▶ [Problem to work on]: From the first line of the listing below, retype each line up to and including the one with "from matplotlib.markers import CARETRIGHTBASE"; pictures stay out.

━━━━━━━━

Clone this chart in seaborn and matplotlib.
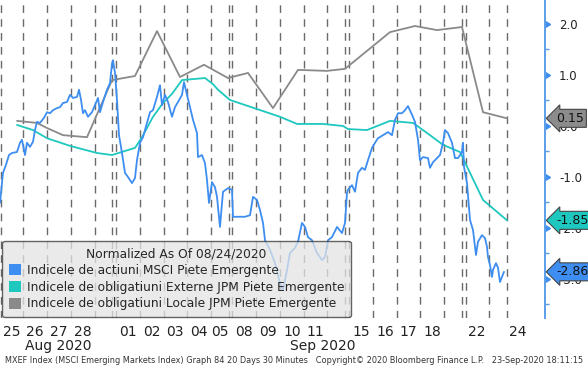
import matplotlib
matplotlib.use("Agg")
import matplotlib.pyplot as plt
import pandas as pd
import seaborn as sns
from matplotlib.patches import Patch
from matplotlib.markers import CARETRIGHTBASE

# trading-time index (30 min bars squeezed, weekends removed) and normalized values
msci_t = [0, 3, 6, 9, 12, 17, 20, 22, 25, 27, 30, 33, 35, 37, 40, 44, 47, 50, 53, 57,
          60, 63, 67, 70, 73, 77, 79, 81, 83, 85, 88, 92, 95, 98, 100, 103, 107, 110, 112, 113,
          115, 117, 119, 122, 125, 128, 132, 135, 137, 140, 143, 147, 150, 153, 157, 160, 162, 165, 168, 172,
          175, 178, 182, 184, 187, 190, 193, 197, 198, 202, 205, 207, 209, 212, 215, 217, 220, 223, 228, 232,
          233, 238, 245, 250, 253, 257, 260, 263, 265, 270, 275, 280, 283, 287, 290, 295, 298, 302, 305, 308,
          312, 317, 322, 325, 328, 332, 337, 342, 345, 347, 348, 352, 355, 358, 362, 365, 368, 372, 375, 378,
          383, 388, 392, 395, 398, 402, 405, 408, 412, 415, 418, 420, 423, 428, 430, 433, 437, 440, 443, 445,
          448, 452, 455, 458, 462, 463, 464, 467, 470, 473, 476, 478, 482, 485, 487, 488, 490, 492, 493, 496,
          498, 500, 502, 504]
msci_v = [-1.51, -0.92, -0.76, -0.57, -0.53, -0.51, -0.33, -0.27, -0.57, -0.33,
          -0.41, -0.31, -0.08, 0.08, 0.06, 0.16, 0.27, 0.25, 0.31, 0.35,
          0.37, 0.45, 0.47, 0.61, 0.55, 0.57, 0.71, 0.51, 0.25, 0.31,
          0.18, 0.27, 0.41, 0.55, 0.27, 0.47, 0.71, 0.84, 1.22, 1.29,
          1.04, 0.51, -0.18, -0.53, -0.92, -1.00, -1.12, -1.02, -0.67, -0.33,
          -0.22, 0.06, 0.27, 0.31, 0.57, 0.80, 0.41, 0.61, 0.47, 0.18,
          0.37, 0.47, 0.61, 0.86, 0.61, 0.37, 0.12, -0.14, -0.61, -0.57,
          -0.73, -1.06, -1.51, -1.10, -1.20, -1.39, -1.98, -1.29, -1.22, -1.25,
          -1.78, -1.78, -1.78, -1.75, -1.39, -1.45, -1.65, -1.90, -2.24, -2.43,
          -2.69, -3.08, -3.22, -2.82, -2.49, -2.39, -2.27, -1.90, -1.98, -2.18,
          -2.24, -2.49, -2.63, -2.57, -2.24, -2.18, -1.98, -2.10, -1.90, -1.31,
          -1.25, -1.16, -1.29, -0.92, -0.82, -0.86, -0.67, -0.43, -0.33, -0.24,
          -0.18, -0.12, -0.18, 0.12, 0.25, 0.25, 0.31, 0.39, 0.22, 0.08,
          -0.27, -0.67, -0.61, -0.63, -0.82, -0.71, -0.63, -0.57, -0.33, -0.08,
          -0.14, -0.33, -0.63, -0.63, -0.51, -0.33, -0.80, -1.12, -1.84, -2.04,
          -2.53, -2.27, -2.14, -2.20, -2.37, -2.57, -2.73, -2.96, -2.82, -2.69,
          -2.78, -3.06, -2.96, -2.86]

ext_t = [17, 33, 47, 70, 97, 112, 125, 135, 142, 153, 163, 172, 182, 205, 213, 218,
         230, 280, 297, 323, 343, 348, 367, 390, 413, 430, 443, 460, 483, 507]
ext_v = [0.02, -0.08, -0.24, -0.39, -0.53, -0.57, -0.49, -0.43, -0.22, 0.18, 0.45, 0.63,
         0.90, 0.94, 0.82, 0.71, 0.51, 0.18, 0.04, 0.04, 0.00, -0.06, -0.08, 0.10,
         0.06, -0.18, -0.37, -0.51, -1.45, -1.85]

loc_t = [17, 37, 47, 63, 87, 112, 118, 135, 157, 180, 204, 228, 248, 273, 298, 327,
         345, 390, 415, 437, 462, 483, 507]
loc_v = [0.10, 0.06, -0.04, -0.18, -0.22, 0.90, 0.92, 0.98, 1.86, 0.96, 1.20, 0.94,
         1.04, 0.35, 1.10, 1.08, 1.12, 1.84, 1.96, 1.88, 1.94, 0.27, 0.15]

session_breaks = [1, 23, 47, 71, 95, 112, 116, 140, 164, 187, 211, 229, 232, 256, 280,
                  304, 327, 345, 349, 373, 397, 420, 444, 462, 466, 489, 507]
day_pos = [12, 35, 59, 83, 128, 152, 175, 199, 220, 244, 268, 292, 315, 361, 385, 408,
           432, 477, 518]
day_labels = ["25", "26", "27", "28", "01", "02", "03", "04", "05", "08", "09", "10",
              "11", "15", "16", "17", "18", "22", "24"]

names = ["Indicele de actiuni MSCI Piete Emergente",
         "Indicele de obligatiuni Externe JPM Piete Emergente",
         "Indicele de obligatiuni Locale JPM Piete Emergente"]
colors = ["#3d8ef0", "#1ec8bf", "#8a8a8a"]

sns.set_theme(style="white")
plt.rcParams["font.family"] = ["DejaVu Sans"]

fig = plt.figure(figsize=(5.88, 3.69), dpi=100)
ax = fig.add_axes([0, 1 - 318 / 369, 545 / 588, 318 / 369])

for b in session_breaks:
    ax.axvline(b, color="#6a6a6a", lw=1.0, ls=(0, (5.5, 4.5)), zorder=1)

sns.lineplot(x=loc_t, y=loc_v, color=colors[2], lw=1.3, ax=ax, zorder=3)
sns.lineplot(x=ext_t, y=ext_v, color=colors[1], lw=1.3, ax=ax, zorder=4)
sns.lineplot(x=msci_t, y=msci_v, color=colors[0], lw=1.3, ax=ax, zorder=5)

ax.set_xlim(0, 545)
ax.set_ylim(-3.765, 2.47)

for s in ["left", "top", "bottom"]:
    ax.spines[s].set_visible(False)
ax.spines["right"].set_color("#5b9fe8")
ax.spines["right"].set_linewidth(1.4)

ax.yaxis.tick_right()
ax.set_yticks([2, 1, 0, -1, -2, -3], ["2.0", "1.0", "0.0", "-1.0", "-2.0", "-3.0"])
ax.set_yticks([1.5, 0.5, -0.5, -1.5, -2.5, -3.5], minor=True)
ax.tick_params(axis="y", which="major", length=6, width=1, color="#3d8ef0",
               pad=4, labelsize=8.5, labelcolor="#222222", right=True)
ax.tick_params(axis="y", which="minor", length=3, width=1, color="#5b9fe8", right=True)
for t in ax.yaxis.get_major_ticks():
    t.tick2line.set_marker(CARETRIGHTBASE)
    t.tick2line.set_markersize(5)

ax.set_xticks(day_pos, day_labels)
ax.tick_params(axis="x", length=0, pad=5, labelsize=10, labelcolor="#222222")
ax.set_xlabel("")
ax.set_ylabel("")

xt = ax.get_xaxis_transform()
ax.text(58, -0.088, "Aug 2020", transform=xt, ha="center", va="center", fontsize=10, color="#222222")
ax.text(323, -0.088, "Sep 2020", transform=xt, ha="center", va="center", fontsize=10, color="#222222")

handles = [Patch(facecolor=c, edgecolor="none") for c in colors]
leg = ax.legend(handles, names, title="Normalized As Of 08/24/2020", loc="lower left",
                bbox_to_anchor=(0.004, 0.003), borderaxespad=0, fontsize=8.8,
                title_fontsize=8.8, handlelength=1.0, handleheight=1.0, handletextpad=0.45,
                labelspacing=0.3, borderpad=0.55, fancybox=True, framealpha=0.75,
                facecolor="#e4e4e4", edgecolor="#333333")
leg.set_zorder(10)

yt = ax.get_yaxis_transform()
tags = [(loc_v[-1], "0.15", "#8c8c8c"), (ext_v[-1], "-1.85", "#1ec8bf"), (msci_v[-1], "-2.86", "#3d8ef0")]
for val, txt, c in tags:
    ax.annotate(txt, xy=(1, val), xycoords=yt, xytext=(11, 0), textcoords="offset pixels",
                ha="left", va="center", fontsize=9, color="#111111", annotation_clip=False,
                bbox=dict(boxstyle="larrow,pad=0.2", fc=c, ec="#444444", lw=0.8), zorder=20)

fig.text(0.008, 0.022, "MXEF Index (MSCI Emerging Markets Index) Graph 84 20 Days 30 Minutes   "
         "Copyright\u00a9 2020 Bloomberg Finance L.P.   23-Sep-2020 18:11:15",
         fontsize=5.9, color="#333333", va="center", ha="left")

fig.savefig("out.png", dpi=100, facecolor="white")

━━━━━━━━

▶ [Task solution]:
Clone this chart in seaborn and matplotlib.
import matplotlib
matplotlib.use("Agg")
import matplotlib.pyplot as plt
import pandas as pd
import seaborn as sns
from matplotlib.patches import Patch
from matplotlib.markers import CARETRIGHTBASE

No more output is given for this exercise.